> Record set:
▬▬▬
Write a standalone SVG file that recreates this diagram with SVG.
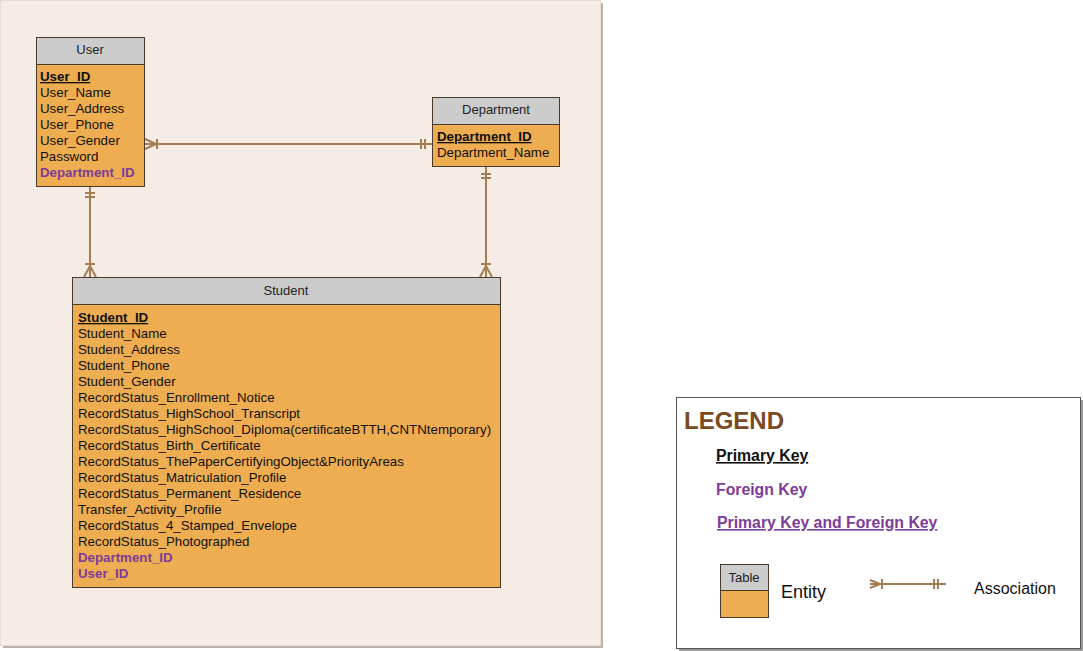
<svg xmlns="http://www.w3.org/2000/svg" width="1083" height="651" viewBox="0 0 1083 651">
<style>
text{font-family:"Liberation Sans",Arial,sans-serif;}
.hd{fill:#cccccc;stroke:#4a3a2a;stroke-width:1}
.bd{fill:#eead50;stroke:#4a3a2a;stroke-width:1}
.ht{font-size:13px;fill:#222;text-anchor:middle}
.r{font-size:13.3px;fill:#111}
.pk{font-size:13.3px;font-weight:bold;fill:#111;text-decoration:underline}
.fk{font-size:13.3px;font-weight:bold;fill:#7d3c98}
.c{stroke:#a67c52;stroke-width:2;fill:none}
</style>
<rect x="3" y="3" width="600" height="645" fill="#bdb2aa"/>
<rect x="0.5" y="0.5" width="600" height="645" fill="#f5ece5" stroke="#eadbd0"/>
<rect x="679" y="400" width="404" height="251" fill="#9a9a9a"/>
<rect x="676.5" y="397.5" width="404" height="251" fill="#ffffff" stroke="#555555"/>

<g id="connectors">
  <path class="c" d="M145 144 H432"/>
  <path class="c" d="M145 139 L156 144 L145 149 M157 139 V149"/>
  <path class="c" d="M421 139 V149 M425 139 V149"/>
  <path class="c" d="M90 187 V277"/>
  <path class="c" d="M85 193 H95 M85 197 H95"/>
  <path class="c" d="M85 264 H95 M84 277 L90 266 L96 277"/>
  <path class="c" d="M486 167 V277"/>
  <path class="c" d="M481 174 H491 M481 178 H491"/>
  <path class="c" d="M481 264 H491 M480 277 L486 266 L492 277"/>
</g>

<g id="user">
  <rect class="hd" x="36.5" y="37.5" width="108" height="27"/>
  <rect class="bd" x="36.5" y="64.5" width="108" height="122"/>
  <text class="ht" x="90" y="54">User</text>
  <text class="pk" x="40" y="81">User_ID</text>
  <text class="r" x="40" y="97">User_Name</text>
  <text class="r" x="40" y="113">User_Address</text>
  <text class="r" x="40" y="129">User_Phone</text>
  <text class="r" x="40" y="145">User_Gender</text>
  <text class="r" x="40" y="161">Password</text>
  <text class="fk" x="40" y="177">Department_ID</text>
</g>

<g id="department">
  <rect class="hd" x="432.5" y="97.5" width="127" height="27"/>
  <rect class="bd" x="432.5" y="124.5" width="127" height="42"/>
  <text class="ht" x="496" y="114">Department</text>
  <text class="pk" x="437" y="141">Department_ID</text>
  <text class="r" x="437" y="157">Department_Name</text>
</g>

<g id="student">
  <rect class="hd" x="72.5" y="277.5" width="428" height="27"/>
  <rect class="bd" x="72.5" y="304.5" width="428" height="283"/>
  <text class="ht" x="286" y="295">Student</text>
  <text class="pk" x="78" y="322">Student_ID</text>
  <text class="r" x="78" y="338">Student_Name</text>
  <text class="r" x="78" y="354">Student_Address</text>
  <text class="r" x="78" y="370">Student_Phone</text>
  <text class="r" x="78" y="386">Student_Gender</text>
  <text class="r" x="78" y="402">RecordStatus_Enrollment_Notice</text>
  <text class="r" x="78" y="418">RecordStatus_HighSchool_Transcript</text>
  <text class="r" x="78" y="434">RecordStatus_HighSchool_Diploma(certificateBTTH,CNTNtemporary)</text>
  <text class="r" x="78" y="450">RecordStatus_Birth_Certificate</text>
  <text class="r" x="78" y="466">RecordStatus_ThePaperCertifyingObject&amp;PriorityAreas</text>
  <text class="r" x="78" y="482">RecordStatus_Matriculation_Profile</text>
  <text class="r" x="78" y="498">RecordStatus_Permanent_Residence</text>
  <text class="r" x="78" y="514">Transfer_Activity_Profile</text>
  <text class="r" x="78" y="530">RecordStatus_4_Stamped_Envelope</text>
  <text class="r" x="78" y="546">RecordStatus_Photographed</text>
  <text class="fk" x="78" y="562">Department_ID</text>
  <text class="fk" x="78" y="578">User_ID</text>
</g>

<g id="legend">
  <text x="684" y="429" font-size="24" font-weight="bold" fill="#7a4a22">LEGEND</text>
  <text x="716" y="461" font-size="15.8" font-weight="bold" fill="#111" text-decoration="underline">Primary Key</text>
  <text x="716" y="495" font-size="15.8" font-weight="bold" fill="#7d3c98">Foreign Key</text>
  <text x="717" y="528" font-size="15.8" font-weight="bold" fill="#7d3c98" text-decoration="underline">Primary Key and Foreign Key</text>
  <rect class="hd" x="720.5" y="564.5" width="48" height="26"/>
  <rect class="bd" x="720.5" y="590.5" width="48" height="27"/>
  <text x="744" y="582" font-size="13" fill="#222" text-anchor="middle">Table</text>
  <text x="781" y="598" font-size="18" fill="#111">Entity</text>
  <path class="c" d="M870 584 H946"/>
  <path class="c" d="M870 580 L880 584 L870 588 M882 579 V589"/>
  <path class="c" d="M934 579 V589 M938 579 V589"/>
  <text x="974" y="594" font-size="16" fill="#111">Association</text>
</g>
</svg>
▬▬▬
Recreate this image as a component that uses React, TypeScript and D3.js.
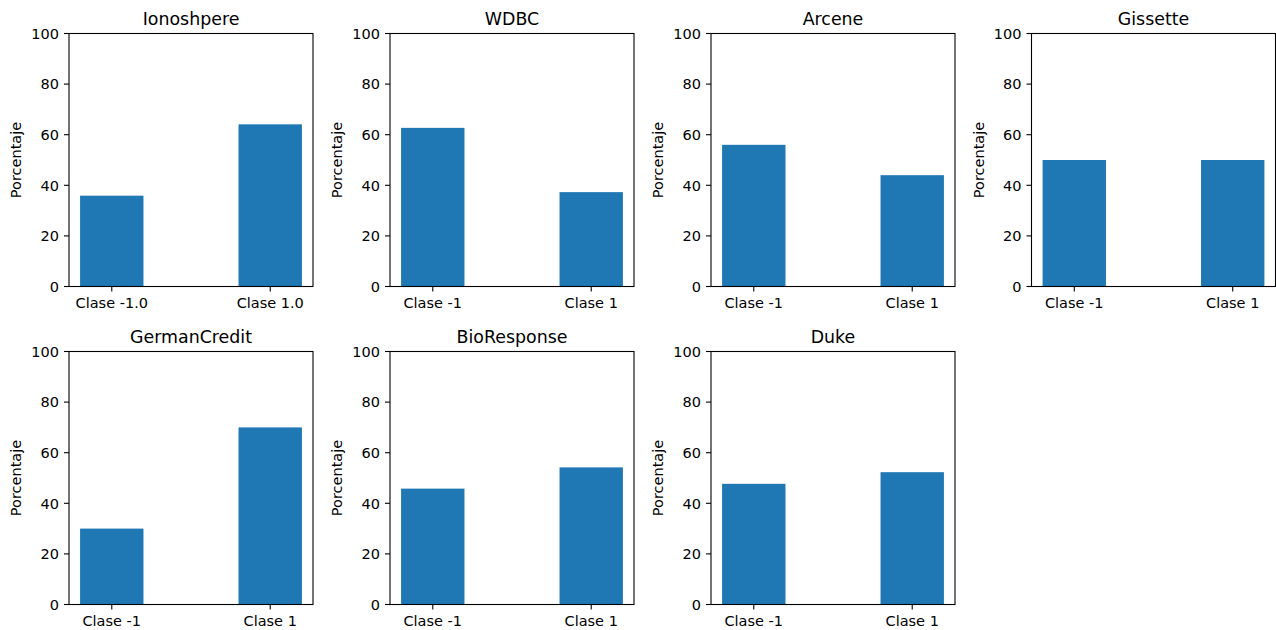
▬▬▬
> What is expected: From the entries above, list each line with "that" in it.

> Exercise result:
Write a standalone SVG file that recreates this diagram with SVG.
Recreate this image as a component that uses React, TypeScript and D3.js.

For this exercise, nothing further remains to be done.